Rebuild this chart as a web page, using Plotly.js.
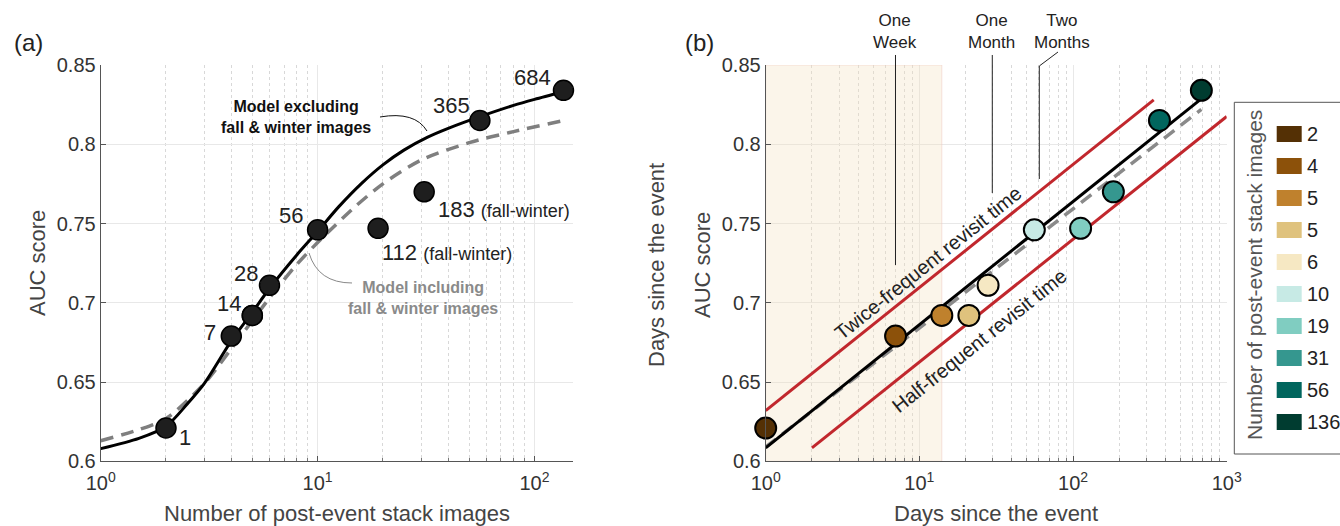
<!DOCTYPE html>
<html><head><meta charset="utf-8">
<script src="https://cdn.plot.ly/plotly-3.0.1.min.js"></script>
<style>html,body{margin:0;padding:0;background:#fff}#chart{width:1340px;height:526px}</style>
</head><body><div id="chart"></div>
<script>
// ---------------- data ----------------
const days = [1, 7, 14, 21, 28, 56, 112, 183, 365, 684];
const numImages = [2, 4, 5, 5, 6, 10, 19, 31, 56, 136];
const aucScore = [0.621, 0.679, 0.692, 0.692, 0.711, 0.746, 0.747, 0.770, 0.815, 0.834];
const leftLabels = ['1', '7', '14', '', '28', '56', '112 (fall-winter)', '183 (fall-winter)', '365', '684'];
const pointColors = ['#543005', '#8c510a', '#bf812d', '#dfc27d', '#f6e8c3', '#c7eae5', '#80cdc1', '#35978f', '#01665e', '#003c30'];
const legendTitle = 'Number of post-event stack images';
const legendLabels = ['2', '4', '5', '5', '6', '10', '19', '31', '56', '136'];

const modelExclImages = [1, 1.5, 2, 2.5, 3, 4, 5, 6, 8, 10, 12.5, 16, 20, 25, 32, 40, 56, 80, 100, 136];
const modelExclAUC = [0.608, 0.6145, 0.622, 0.636, 0.649, 0.676, 0.694, 0.709, 0.730, 0.745, 0.7605, 0.7755, 0.787, 0.7963, 0.8043, 0.810, 0.8174, 0.8245, 0.8283, 0.8331];
const modelInclImages = [1, 1.5, 2, 3, 4, 6, 8, 10, 15, 20, 30, 50, 80, 136];
const modelInclAUC = [0.613, 0.620, 0.627, 0.649, 0.671, 0.703, 0.724, 0.738, 0.761, 0.775, 0.790, 0.801, 0.808, 0.815];

const fitDays = [1, 670];       const fitAUC = [0.6085, 0.828];
const twiceDays = [1, 335];     const twiceAUC = [0.632, 0.828];
const halfDays = [2, 1000];     const halfAUC = [0.6085, 0.8175];
const inclDays = [1, 684];      const inclAUC = [0.609, 0.822];
const shadeDays = [1, 14];      const shadeAUC = [0.6, 0.85];

const xTickVals1 = [1, 10, 100];
const xTickText1 = ['10<sup>0</sup>', '10<sup>1</sup>', '10<sup>2</sup>'];
const xTickVals2 = [1, 10, 100, 1000];
const xTickText2 = ['10<sup>0</sup>', '10<sup>1</sup>', '10<sup>2</sup>', '10<sup>3</sup>'];
const yTickVals = [0.6, 0.65, 0.7, 0.75, 0.8, 0.85];
const yTickText = ['0.6', '0.65', '0.7', '0.75', '0.8', '0.85'];

// --------------- layout helpers ---------------
const W = 1340, H = 526;
const px = v => v / W;
const py = v => 1 - v / H;
const F = 'Liberation Sans, Arial, sans-serif';
const TXT = '#333';

function minorVals(maxDec) {
  const out = [];
  for (let d = 0; d < maxDec; d++) for (let m = 2; m <= 9; m++) out.push(m * Math.pow(10, d));
  return out;
}

const axBase = {
  showline: true, linecolor: '#555', linewidth: 1, mirror: false,
  ticks: 'inside', ticklen: 5, tickcolor: '#555', tickwidth: 1,
  showgrid: true, gridcolor: '#e8e8e8', gridwidth: 1, zeroline: false,
  tickfont: {family: F, size: 20, color: TXT}, fixedrange: true
};

const traces = [];
// ---- left panel ----
traces.push({x: modelInclImages, y: modelInclAUC, xaxis: 'x', yaxis: 'y', mode: 'lines',
  line: {color: '#7f7f7f', width: 3.5, dash: '13px,8px', shape: 'spline', smoothing: 0.8}, hoverinfo: 'skip'});
traces.push({x: modelExclImages, y: modelExclAUC, xaxis: 'x', yaxis: 'y', mode: 'lines',
  line: {color: '#000', width: 3, shape: 'spline', smoothing: 0.8}, hoverinfo: 'skip'});
traces.push({x: numImages, y: aucScore, xaxis: 'x', yaxis: 'y', mode: 'markers', cliponaxis: false,
  marker: {size: 20, color: '#1e1e1e', line: {color: '#000', width: 1.5}}, hoverinfo: 'skip'});

// ---- right panel ----
traces.push({x: [shadeDays[0], shadeDays[1], shadeDays[1], shadeDays[0], shadeDays[0]],
  y: [shadeAUC[0], shadeAUC[0], shadeAUC[1], shadeAUC[1], shadeAUC[0]],
  xaxis: 'x2', yaxis: 'y2', mode: 'lines', fill: 'toself',
  fillcolor: 'rgba(244,224,190,0.33)', line: {color: 'rgba(240,200,190,0.5)', width: 1}, hoverinfo: 'skip'});
traces.push({x: twiceDays, y: twiceAUC, xaxis: 'x2', yaxis: 'y2', mode: 'lines',
  line: {color: '#c1272d', width: 3}, hoverinfo: 'skip'});
traces.push({x: halfDays, y: halfAUC, xaxis: 'x2', yaxis: 'y2', mode: 'lines',
  line: {color: '#c1272d', width: 3}, hoverinfo: 'skip'});
traces.push({x: inclDays, y: inclAUC, xaxis: 'x2', yaxis: 'y2', mode: 'lines',
  line: {color: '#8a8a8a', width: 3.5, dash: '13px,8px'}, hoverinfo: 'skip'});
traces.push({x: fitDays, y: fitAUC, xaxis: 'x2', yaxis: 'y2', mode: 'lines',
  line: {color: '#000', width: 3}, hoverinfo: 'skip'});
traces.push({x: days, y: aucScore, xaxis: 'x2', yaxis: 'y2', mode: 'markers', cliponaxis: false,
  marker: {size: 21, color: pointColors, line: {color: '#000', width: 2}}, hoverinfo: 'skip'});

// --------------- annotations ---------------
const ann = [];
const labelOffsets = [[19, -9, 'center'], [-21, 4, 'center'], [-23, 12, 'center'], [0, 0, 'center'],
  [-23, 12, 'center'], [-27, 14, 'center'], [2, -24, 'left'], [12, -18, 'left'], [-28, 15, 'center'], [-31, 13, 'center']];
leftLabels.forEach((lab, i) => {
  if (!lab) return;
  const parts = lab.split(' (');
  const text = parts.length > 1 ? parts[0] + ' <span style="font-size:18px">(' + parts[1] + '</span>' : lab;
  ann.push({xref: 'x', yref: 'y', x: Math.log10(numImages[i]), y: aucScore[i], text: text, showarrow: false,
    xanchor: labelOffsets[i][2], yanchor: 'middle', xshift: labelOffsets[i][0], yshift: labelOffsets[i][1],
    font: {family: F, size: 22, color: '#222'}});
});

function pa(x, y, text, opts) {
  ann.push(Object.assign({xref: 'paper', yref: 'paper', x: px(x), y: py(y), text: text, showarrow: false,
    xanchor: 'center', yanchor: 'middle', font: {family: F, size: 22, color: '#444'}}, opts || {}));
}
pa(28, 43, '(a)', {font: {family: F, size: 24, color: '#222'}});
pa(700, 43, '(b)', {font: {family: F, size: 24, color: '#222'}});
pa(37, 263, 'AUC score', {textangle: -90});
pa(702, 265, 'AUC score', {textangle: -90});
pa(656, 265, 'Days since the event', {textangle: -90});
pa(336.7, 513, 'Number of post-event stack images');
pa(996, 513, 'Days since the event');
pa(296, 117, '<b>Model excluding<br>fall &amp; winter images</b>', {font: {family: F, size: 16, color: '#111'}});
pa(423, 298, '<b>Model including<br>fall &amp; winter images</b>', {font: {family: F, size: 16, color: '#8a8a8a'}});
pa(895.5, 31.5, 'One<br>Week', {font: {family: F, size: 17, color: '#222'}});
pa(991.7, 32, 'One<br>Month', {font: {family: F, size: 17, color: '#222'}});
pa(1061.7, 32, 'Two<br>Months', {font: {family: F, size: 17, color: '#222'}});
pa(928, 263, 'Twice-frequent revisit time', {textangle: -38.6, font: {family: F, size: 20, color: '#222'}});
pa(979, 341, 'Half-frequent revisit time', {textangle: -38.6, font: {family: F, size: 20, color: '#222'}});
pa(1254, 275, legendTitle, {textangle: -90, font: {family: F, size: 21, color: '#555'}});

// legend swatches
const shapes = [];
const legTop = 134, legStep = 32;
legendLabels.forEach((lab, i) => {
  const cy = legTop + i * legStep;
  shapes.push({type: 'rect', xref: 'paper', yref: 'paper', x0: px(1276.7), x1: px(1301.7),
    y0: py(cy - 8), y1: py(cy + 8), fillcolor: pointColors[i], line: {width: 0}});
  ann.push({xref: 'paper', yref: 'paper', x: px(1305), y: py(cy), text: lab, showarrow: false,
    xanchor: 'left', yanchor: 'middle', font: {family: F, size: 20, color: '#222'}});
});
shapes.push({type: 'rect', xref: 'paper', yref: 'paper', x0: px(1234.3), x1: px(1360), y0: py(454), y1: py(102.3),
  line: {color: '#555', width: 1}, fillcolor: 'rgba(0,0,0,0)'});

// callout lines
function pth(d, color) {
  shapes.push({type: 'path', xref: 'paper', yref: 'paper', path: d, line: {color: color, width: 1}});
}
function P(x, y) { return px(x).toFixed(5) + ',' + py(y).toFixed(5); }
pth('M' + P(380, 117) + ' Q' + P(415, 111) + ' ' + P(427, 131), '#111');
pth('M' + P(309, 253) + ' Q' + P(318, 283) + ' ' + P(352, 283), '#888');
pth('M' + P(895.5, 55) + ' L' + P(895.5, 265), '#222');
pth('M' + P(992.3, 55) + ' L' + P(992.3, 193), '#222');
pth('M' + P(1058, 52) + ' L' + P(1039.3, 66) + ' L' + P(1039.3, 179), '#222');

const layout = {
  width: W, height: H, margin: {l: 0, r: 0, t: 0, b: 0},
  paper_bgcolor: '#fff', plot_bgcolor: '#fff', showlegend: false, hovermode: false,
  xaxis: Object.assign({}, axBase, {type: 'log', domain: [px(100.7), px(572.7)], range: [0, Math.log10(150)],
    tickmode: 'array', tickvals: xTickVals1, ticktext: xTickText1, anchor: 'y', ticklabelstandoff: 4,
    minor: {tickmode: 'array', tickvals: minorVals(3), showgrid: true, griddash: 'dot', gridcolor: '#d8d8d8', gridwidth: 1,
      ticks: 'inside', ticklen: 3, tickcolor: '#777'}}),
  yaxis: Object.assign({}, axBase, {domain: [py(461.3), py(65)], range: [0.6, 0.85], anchor: 'x',
    tickmode: 'array', tickvals: yTickVals, ticktext: yTickText}),
  xaxis2: Object.assign({}, axBase, {type: 'log', domain: [px(765.7), px(1226.7)], range: [0, 3],
    tickmode: 'array', tickvals: xTickVals2, ticktext: xTickText2, anchor: 'y2', ticklabelstandoff: 4,
    minor: {tickmode: 'array', tickvals: minorVals(3), showgrid: true, griddash: 'dot', gridcolor: '#d8d8d8', gridwidth: 1,
      ticks: 'inside', ticklen: 3, tickcolor: '#777'}}),
  yaxis2: Object.assign({}, axBase, {domain: [py(461.3), py(65)], range: [0.6, 0.85], anchor: 'x2',
    tickmode: 'array', tickvals: yTickVals, ticktext: yTickText}),
  annotations: ann, shapes: shapes
};

Plotly.newPlot('chart', traces, layout, {displayModeBar: false, staticPlot: true});
</script></body></html>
###
Scan the lines for the string "chart". Pick out every line that has it.

Rebuild this chart as a web page, using Plotly.js.
<style>html,body{margin:0;padding:0;background:#fff}#chart{width:1340px;height:526px}</style>
</head><body><div id="chart"></div>
Plotly.newPlot('chart', traces, layout, {displayModeBar: false, staticPlot: true});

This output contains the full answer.